For a non-resident Wyoming LLC owner, the verdict is decided before fees: Mercury, because it opens remotely; Chase, only if you can be at a US branch in person. Mercury's $0 monthly cost, free USD wires, Stripe integration, and Treasury yield make it the natural fit for a digital-first foreign-owned LLC — with the honest caveats that it's a fintech (for now), approvals are stricter than they used to be, and your address and "US operations" answers have to be clean. Chase is a genuinely good bank for someone with US feet on the ground, cash to deposit, and a desire for a full-service relationship; it's simply the wrong tool for a founder who's never setting foot in a branch. Build the stack in order — Wyoming LLC → EIN → account → payments — keep your Form 5472 obligation on the calendar, and the banking question takes care of itself.

Frequently asked questions

Which is better for non-residents: Mercury or Chase?

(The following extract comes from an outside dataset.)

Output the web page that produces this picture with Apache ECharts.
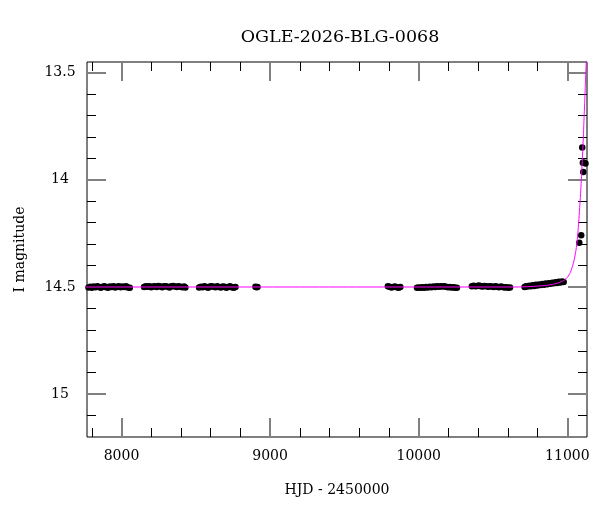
<!DOCTYPE html>
<html>
<head>
<meta charset="utf-8">
<script src="https://cdn.jsdelivr.net/npm/echarts@6/dist/echarts.min.js"></script>
<style>html,body{margin:0;padding:0;background:#fff;}#c{width:600px;height:512px;}</style>
</head>
<body>
<div id="c"></div>
<script>
// ---- Data ----
const chartTitle = 'OGLE-2026-BLG-0068';
const xName = 'HJD - 2450000';
const yName = 'I magnitude';
const xRange = [7768, 11132];
const yRange = [13.45, 15.2];
const xMajorTicks = [8000, 9000, 10000, 11000];
const xMinorTicks = [7800, 8200, 8400, 8600, 8800, 9200, 9400, 9600, 9800, 10200, 10400, 10600, 10800];
const yMajorTicks = [13.5, 14, 14.5, 15];
const yMinorTicks = [13.6, 13.7, 13.8, 13.9, 14.1, 14.2, 14.3, 14.4, 14.6, 14.7, 14.8, 14.9, 15.1];

// observations (HJD-2450000, I mag)
const obsHjd = [
  7778, 7790, 7801, 7813, 7826, 7838, 7850, 7861, 7874, 7886, 7897, 7910, 7922, 7935, 7947, 7958, 7971, 7983, 7995, 8007, 8019, 8031, 8043, 8056,
  8152, 8164, 8176, 8188, 8200, 8213, 8225, 8237, 8249, 8262, 8274, 8286, 8298, 8311, 8323, 8335, 8347, 8360, 8372, 8384, 8396, 8409, 8421, 8430,
  8522, 8534, 8546, 8558, 8571, 8583, 8595, 8607, 8620, 8632, 8644, 8656, 8669, 8681, 8693, 8705, 8718, 8730, 8742, 8755, 8767,
  8901, 8908, 8915,
  9792, 9804, 9816, 9828, 9840, 9852, 9864, 9876,
  9988, 10000, 10012, 10024, 10037, 10049, 10061, 10073, 10086, 10098, 10110, 10122, 10135, 10147, 10159, 10171, 10184, 10196, 10208, 10220, 10233, 10245, 10257,
  10357, 10369, 10381, 10393, 10406, 10418, 10430, 10442, 10455, 10467, 10479, 10491, 10504, 10516, 10528, 10540, 10553, 10565, 10577, 10589, 10602, 10614,
  10712, 10722, 10733, 10744, 10755, 10766, 10777, 10788, 10799, 10810, 10821, 10832, 10843, 10854, 10865, 10876, 10887, 10898, 10909, 10920, 10931, 10942, 10953, 10964, 10975,
  11080, 11093, 11100, 11104, 11107, 11111, 11122
];
const obsMag = [
  14.502, 14.499, 14.503, 14.498, 14.501, 14.497, 14.500, 14.503, 14.499, 14.496, 14.501, 14.504, 14.498, 14.500, 14.497, 14.502, 14.499, 14.496, 14.501, 14.498, 14.500, 14.497, 14.502, 14.503,
  14.500, 14.497, 14.499, 14.496, 14.501, 14.498, 14.497, 14.500, 14.495, 14.498, 14.501, 14.497, 14.496, 14.499, 14.502, 14.497, 14.495, 14.498, 14.500, 14.497, 14.499, 14.501, 14.498, 14.502,
  14.502, 14.499, 14.501, 14.497, 14.500, 14.503, 14.498, 14.496, 14.499, 14.501, 14.497, 14.500, 14.502, 14.498, 14.499, 14.503, 14.500, 14.497, 14.501, 14.503, 14.500,
  14.499, 14.501, 14.500,
  14.497, 14.499, 14.502, 14.500, 14.498, 14.501, 14.503, 14.500,
  14.503, 14.502, 14.504, 14.501, 14.503, 14.500, 14.502, 14.499, 14.501, 14.498, 14.500, 14.497, 14.499, 14.496, 14.498, 14.497, 14.499, 14.501, 14.500, 14.502, 14.501, 14.503, 14.504,
  14.496, 14.494, 14.497, 14.495, 14.493, 14.496, 14.498, 14.495, 14.497, 14.499, 14.496, 14.498, 14.500, 14.497, 14.499, 14.501, 14.498, 14.500, 14.502, 14.501, 14.503, 14.502,
  14.500, 14.496, 14.498, 14.494, 14.497, 14.492, 14.495, 14.490, 14.493, 14.488, 14.491, 14.486, 14.489, 14.484, 14.487, 14.482, 14.485, 14.480, 14.483, 14.478, 14.481, 14.476, 14.479, 14.474, 14.477,
  14.294, 14.259, 13.849, 13.920, 13.963, 13.919, 13.924
];

// model light curve
const modelHjd = [7700, 10650, 10750, 10850, 10900, 10950, 10980, 11000, 11020, 11040, 11055, 11065, 11072, 11078, 11084, 11090, 11095, 11100, 11104, 11108, 11112, 11116, 11120, 11124, 11127, 11130, 11134];
const modelMag = [14.5, 14.5, 14.498, 14.493, 14.488, 14.478, 14.468, 14.455, 14.432, 14.39, 14.34, 14.29, 14.235, 14.18, 14.115, 14.05, 13.985, 13.915, 13.855, 13.79, 13.715, 13.645, 13.575, 13.505, 13.45, 13.39, 13.3];

// ---- Chart ----
const FONT = 'DejaVu Serif';
const obs = obsHjd.map((x, i) => [x, obsMag[i]]);
const model = modelHjd.map((x, i) => [x, modelMag[i]]);

function xAxisDef(pos, ticks, len, color, width, labels) {
  return {
    type: 'value', position: pos, min: xRange[0], max: xRange[1],
    axisLine: { show: false }, splitLine: { show: false },
    axisTick: { show: true, inside: true, length: len, customValues: ticks, lineStyle: { color: color, width: width } },
    axisLabel: labels ? { show: true, customValues: xMajorTicks, margin: 12, color: '#000', fontFamily: FONT, fontSize: 14,
      formatter: v => String(v) } : { show: false },
    name: labels ? xName : '', nameLocation: 'middle', nameGap: 46,
    nameTextStyle: { color: '#000', fontFamily: FONT, fontSize: 14 }
  };
}
function yAxisDef(pos, ticks, len, color, width, labels) {
  return {
    type: 'value', position: pos, inverse: true, min: yRange[0], max: yRange[1],
    axisLine: { show: false }, splitLine: { show: false },
    axisTick: { show: true, inside: true, length: len, customValues: ticks, lineStyle: { color: color, width: width } },
    axisLabel: labels ? { show: true, customValues: yMajorTicks, margin: 27, align: 'center', color: '#000', fontFamily: FONT, fontSize: 14,
      padding: [4, 0, 0, 0], formatter: v => String(v) } : { show: false },
    name: labels ? yName : '', nameLocation: 'middle', nameGap: 60, nameRotate: 90,
    nameTextStyle: { color: '#000', fontFamily: FONT, fontSize: 14 }
  };
}

const chart = echarts.init(document.getElementById('c'), null, { renderer: 'canvas' });
chart.setOption({
  animation: false,
  backgroundColor: '#fff',
  title: {
    text: chartTitle, left: 335, top: 23, textAlign: 'center',
    textStyle: { fontFamily: FONT, fontSize: 17.5, fontWeight: 'normal', color: '#000' }
  },
  grid: { left: 87, right: 13, top: 62, bottom: 75, show: true, borderColor: '#000', borderWidth: 1, backgroundColor: 'transparent' },
  xAxis: [
    xAxisDef('bottom', xMajorTicks, 19, '#808080', 2, true),
    xAxisDef('bottom', xMinorTicks, 9, '#000', 1, false),
    xAxisDef('top', xMajorTicks, 19, '#808080', 2, false),
    xAxisDef('top', xMinorTicks, 9, '#000', 1, false)
  ],
  yAxis: [
    yAxisDef('left', yMajorTicks, 19, '#808080', 2, true),
    yAxisDef('left', yMinorTicks, 9, '#000', 1, false),
    yAxisDef('right', yMajorTicks, 19, '#808080', 2, false),
    yAxisDef('right', yMinorTicks, 9, '#000', 1, false)
  ],
  series: [
    {
      type: 'scatter', data: obs, xAxisIndex: 0, yAxisIndex: 0,
      symbol: 'circle', symbolSize: 6.5, itemStyle: { color: '#000', opacity: 1 }, z: 2
    },
    {
      type: 'line', data: model, xAxisIndex: 0, yAxisIndex: 0, showSymbol: false, smooth: 0.2,
      clip: true, lineStyle: { color: '#ff00ff', width: 1 }, z: 3
    }
  ]
});
</script>
</body>
</html>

It depends on your country profile and primary use case. Mercury has broader acceptance and more features. Chase has different strengths. WyomingLLC introduces you to both.

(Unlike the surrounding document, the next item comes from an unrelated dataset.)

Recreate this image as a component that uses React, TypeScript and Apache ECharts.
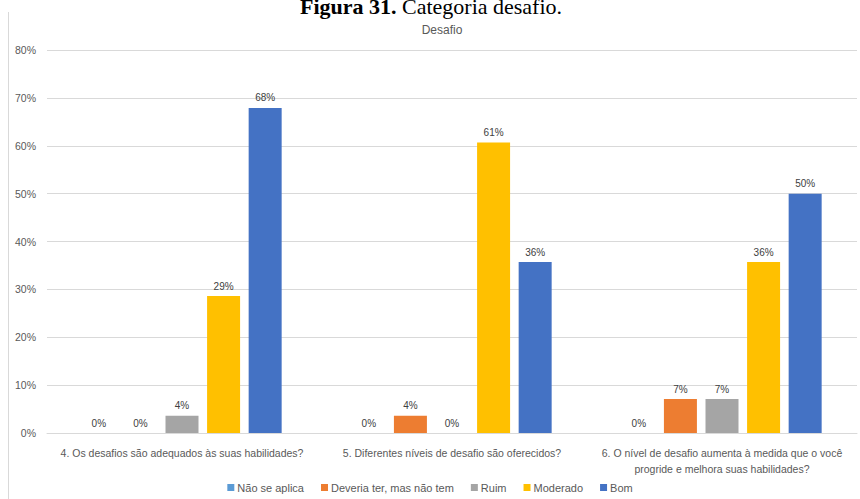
import React, { useEffect, useRef } from "react";
import * as echarts from "echarts";

const categories = [
  "4. Os desafios são adequados às suas habilidades?",
  "5. Diferentes níveis de desafio são oferecidos?",
  "6. O nível de desafio aumenta à medida que o você\nprogride e melhora suas habilidades?",
];
const seriesNames = ["Não se aplica", "Deveria ter, mas não tem", "Ruim", "Moderado", "Bom"];
const naoSeAplica = [0, 0, 0];
const deveriaTer = [0, 3.6, 7.1];
const ruim = [3.6, 0, 7.1];
const moderado = [28.6, 60.7, 35.7];
const bom = [67.9, 35.7, 50];
const colors = ["#5B9BD5", "#ED7D31", "#A5A5A5", "#FFC000", "#4472C4"];
const yTicks = [0, 10, 20, 30, 40, 50, 60, 70, 80];

const FONT = "Liberation Sans";

export default function App() {
  const ref = useRef<HTMLDivElement>(null);
  useEffect(() => {
    if (!ref.current) return;
    const chart = echarts.init(ref.current, null, { renderer: "svg" });
    const data = [naoSeAplica, deveriaTer, ruim, moderado, bom];
    chart.setOption({
      animation: false,
      backgroundColor: "#ffffff",
      textStyle: { fontFamily: FONT },
      title: {
        text: "Desafio",
        left: 437,
        textAlign: "center",
        top: 19,
        textStyle: { fontSize: 12, fontWeight: "normal", color: "#595959", fontFamily: FONT },
      },
      graphic: [
        {
          type: "group",
          children: [
            {
              type: "text",
              x: 431,
              y: 6,
              style: {
                text: "{b|Figura 31.} Categoria desafio.",
                fontFamily: "Liberation Serif",
                fontSize: 22,
                fill: "#000",
                align: "center",
                verticalAlign: "middle",
                rich: {
                  b: { fontWeight: "bold", fontFamily: "Liberation Serif", fontSize: 22, fill: "#000" },
                },
              },
            },
            {
              type: "line",
              shape: { x1: 8.5, y1: 12, x2: 8.5, y2: 499 },
              style: { stroke: "#D9D9D9", lineWidth: 1 },
            },
          ],
        },
      ],
      legend: {
        bottom: 1,
        left: "center",
        itemWidth: 7,
        itemHeight: 7,
        itemGap: 17,
        icon: "rect",
        textStyle: { fontSize: 11, color: "#595959", fontFamily: FONT, padding: [0, 0, 0, -2] },
        data: seriesNames,
      },
      grid: { left: 47, right: 3, top: 50, bottom: 66, containLabel: false },
      xAxis: {
        type: "category",
        data: categories,
        axisLine: { lineStyle: { color: "#D9D9D9" } },
        axisTick: { show: false },
        axisLabel: { fontSize: 10.5, color: "#595959", fontFamily: FONT, margin: 12, lineHeight: 16, interval: 0 },
      },
      yAxis: {
        type: "value",
        min: 0,
        max: 80,
        interval: 10,
        axisLine: { show: false },
        axisTick: { show: false },
        splitLine: { lineStyle: { color: "#D9D9D9" } },
        axisLabel: {
          fontSize: 10.5,
          color: "#595959",
          fontFamily: FONT,
          margin: 11,
          formatter: (v: number) => (yTicks.includes(v) ? v + "%" : ""),
        },
      },
      series: seriesNames.map((name, i) => ({
        name,
        type: "bar",
        data: data[i],
        barWidth: 33,
        barGap: "26%",
        itemStyle: { color: colors[i] },
        label: {
          show: true,
          position: "top",
          distance: 5,
          fontSize: 10,
          color: "#404040",
          fontFamily: FONT,
          formatter: (p: any) => Math.round(p.value) + "%",
        },
      })),
    });
    return () => chart.dispose();
  }, []);
  return (
    <div
      ref={ref}
      style={{ position: "fixed", left: 0, top: 0, width: 860, height: 499 }}
    />
  );
}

Do both accept Stripe payouts?
Yes. Both Mercury and Chase provide US routing and account numbers that Stripe accepts for ACH payouts.
Can I have accounts at both?
Yes. Many founders open accounts at multiple banks for redundancy. Each requires its own application but uses the same LLC and EIN.
Are both FDIC insured?
Platforms like Mercury and Relay place funds with FDIC-insured partner banks; money-services providers like Wise are custodial and not FDIC insured. Check each provider's current terms.
How do I switch from one to the other?
Open the new account, transfer funds via ACH (free) or wire, update Stripe payout settings, then close the old account. The LLC's EIN and Wyoming SoS registration stay the same.
What if both reject me?
WyomingLLC moves you to Wise Business, which has the broadest country coverage and is the usual fallback — though approval still depends on your documents and country. Most founders open an account at one of Mercury, Relay, or Wise, but approval is never guaranteed.
Do these banks require US residency?
No. Both accept non-resident applications with passport ID and EIN. No US visit required.
How long do approvals take?
1-7 days for Mercury, 1-3 days (in-person) for Chase. Extended KYC review for certain country profiles can take 2 to 3 weeks.